God thunders wondrously with his voice; he does great things that we cannot comprehend, Job 37:5.
You make a case for both sides of this argument. For example, take Tiger Woods whose father Earl prepared Eldrick to become a golfing phenom as soon as he could walk. Earl Woods used his military background to mentality test Tiger’s mind for every scenario on a golf course and in a tournament. During Tiger’s prime, Woods was a machine, defying the experts with an epic run toward the greatest golfer of all time. However, when Earl Woods died in May of 2006, Tiger’s amazing stretch slowed down after winning the 2008 United States Open, his last major title. While injuries has played a part to his decline, perhaps Earl’s absence enabled Tiger to let his guard down, to lose his edge. Whatever the reason, Tiger has altered his goals, enjoying playing golf again with a healthy body.
You will increase my greatness and comfort me again, Psalm 71:21.
Meanwhile, Jennifer Capriati is a good counter for the opposing side whose parents seemed to want success more than Jennifer at times. This tennis star turned pro at age 13, winning 3 majors and a gold medal at the 1992 Olympic Games. However, television displayed the emotion of a teenager taking center stage before fully maturing. Between Jennifer’s initial success, her parent’s desire for greatness and becoming burned out at an early age for a professional athlete, Capriati’s full potential was never realized. Like anyone I’m sure she would like to go back and do certain things differently, yet at some point rising stars need to take ownership of a parent’s desire for greatness. If not, greatness will fizzle out sooner rather than later.
I can do all things through him who strengthens me, Philippians 4:13.

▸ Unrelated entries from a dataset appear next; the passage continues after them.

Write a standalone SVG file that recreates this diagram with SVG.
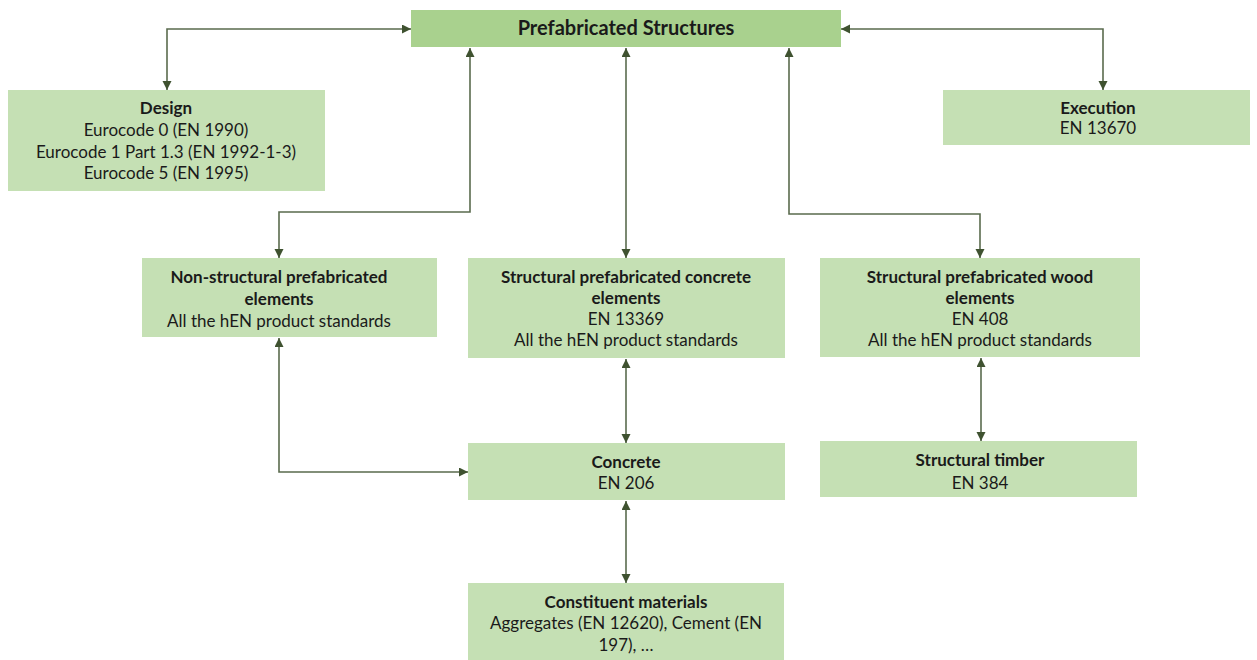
<svg xmlns="http://www.w3.org/2000/svg" width="1257" height="660" viewBox="0 0 1257 660">
<style>
.box{fill:#c5e0b4}
.top{fill:#a9d18e}
text{font-family:Lato,"Liberation Sans",sans-serif;font-size:17px;fill:#1a1a1a;text-anchor:middle}
.b{font-weight:bold}
.t{font-size:20px;font-weight:bold}
.c{fill:none;stroke:#5a6b4e;stroke-width:1.6}
</style>
<defs>
<marker id="ah" markerUnits="userSpaceOnUse" markerWidth="10" markerHeight="10" refX="9" refY="4.5" orient="auto-start-reverse">
<path d="M0,0 L9,4.5 L0,9 z" fill="#3f5230"/>
</marker>
</defs>
<rect width="1257" height="660" fill="#ffffff"/>
<g id="connectors">
<path class="c" d="M411,29 H167 V90" marker-start="url(#ah)" marker-end="url(#ah)"/>
<path class="c" d="M841,29 H1103 V90" marker-start="url(#ah)" marker-end="url(#ah)"/>
<path class="c" d="M470,48 V212 H279 V258" marker-start="url(#ah)" marker-end="url(#ah)"/>
<path class="c" d="M626,48 V258" marker-start="url(#ah)" marker-end="url(#ah)"/>
<path class="c" d="M789,48 V214 H980 V258" marker-start="url(#ah)" marker-end="url(#ah)"/>
<path class="c" d="M279,338 V472 H468" marker-start="url(#ah)" marker-end="url(#ah)"/>
<path class="c" d="M626,359 V443" marker-start="url(#ah)" marker-end="url(#ah)"/>
<path class="c" d="M626,501 V583" marker-start="url(#ah)" marker-end="url(#ah)"/>
<path class="c" d="M981,358 V441" marker-start="url(#ah)" marker-end="url(#ah)"/>
</g>
<g id="prefabricated">
<rect class="top" x="411" y="10" width="430" height="37"/>
<text class="t" x="626" y="35">Prefabricated Structures</text>
</g>
<g id="design">
<rect class="box" x="8" y="90" width="317" height="101"/>
<text class="b" x="166" y="114">Design</text>
<text x="166" y="136">Eurocode 0 (EN 1990)</text>
<text x="166" y="158">Eurocode 1 Part 1.3 (EN 1992-1-3)</text>
<text x="166" y="179">Eurocode 5 (EN 1995)</text>
</g>
<g id="execution">
<rect class="box" x="943" y="90" width="307" height="55"/>
<text class="b" x="1098" y="114">Execution</text>
<text x="1098" y="134">EN 13670</text>
</g>
<g id="nonstructural">
<rect class="box" x="142" y="258" width="295" height="79"/>
<text class="b" x="279" y="283">Non-structural prefabricated</text>
<text class="b" x="279" y="305">elements</text>
<text x="279" y="327">All the hEN product standards</text>
</g>
<g id="concreteelements">
<rect class="box" x="468" y="258" width="317" height="100"/>
<text class="b" x="626" y="283">Structural prefabricated concrete</text>
<text class="b" x="626" y="304">elements</text>
<text x="626" y="325">EN 13369</text>
<text x="626" y="346">All the hEN product standards</text>
</g>
<g id="woodelements">
<rect class="box" x="820" y="258" width="320" height="99"/>
<text class="b" x="980" y="283">Structural prefabricated wood</text>
<text class="b" x="980" y="304">elements</text>
<text x="980" y="325">EN 408</text>
<text x="980" y="346">All the hEN product standards</text>
</g>
<g id="concrete">
<rect class="box" x="468" y="443" width="317" height="57"/>
<text class="b" x="626" y="468">Concrete</text>
<text x="626" y="489">EN 206</text>
</g>
<g id="timber">
<rect class="box" x="820" y="441" width="317" height="56"/>
<text class="b" x="980" y="466">Structural timber</text>
<text x="980" y="489">EN 384</text>
</g>
<g id="constituent">
<rect class="box" x="468" y="583" width="316" height="77"/>
<text class="b" x="626" y="608">Constituent materials</text>
<text x="626" y="629">Aggregates (EN 12620), Cement (EN</text>
<text x="626" y="651">197), …</text>
</g>
</svg>
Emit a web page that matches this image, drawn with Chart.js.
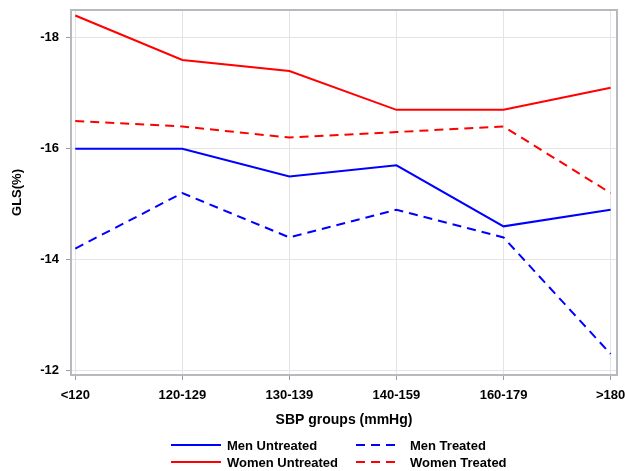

As a parent, I struggle with knowing when to push my children and when to walk away. I believe every parent wants the best for their children, but selfish desires may interfere with your own ability to be a good parent. During my fifteen years of coaching high school and youth sports, I found myself caring more than my players. I take each defeat and loss personally, re-evaluating in my mind to see if I did everything in my power to set my players up for success. In some circumstances, I was responsible for a loss, taking the blame. However, I learned that if my kids don’t care, I need to rethink my priorities. Am I too serious, not forceful enough or do I need to let go to see if someone takes ownership of a desire for greatness? I still haven’t figured this out, but I am hopeful and prayerful that one day my children will develop a desire for greatness in this life.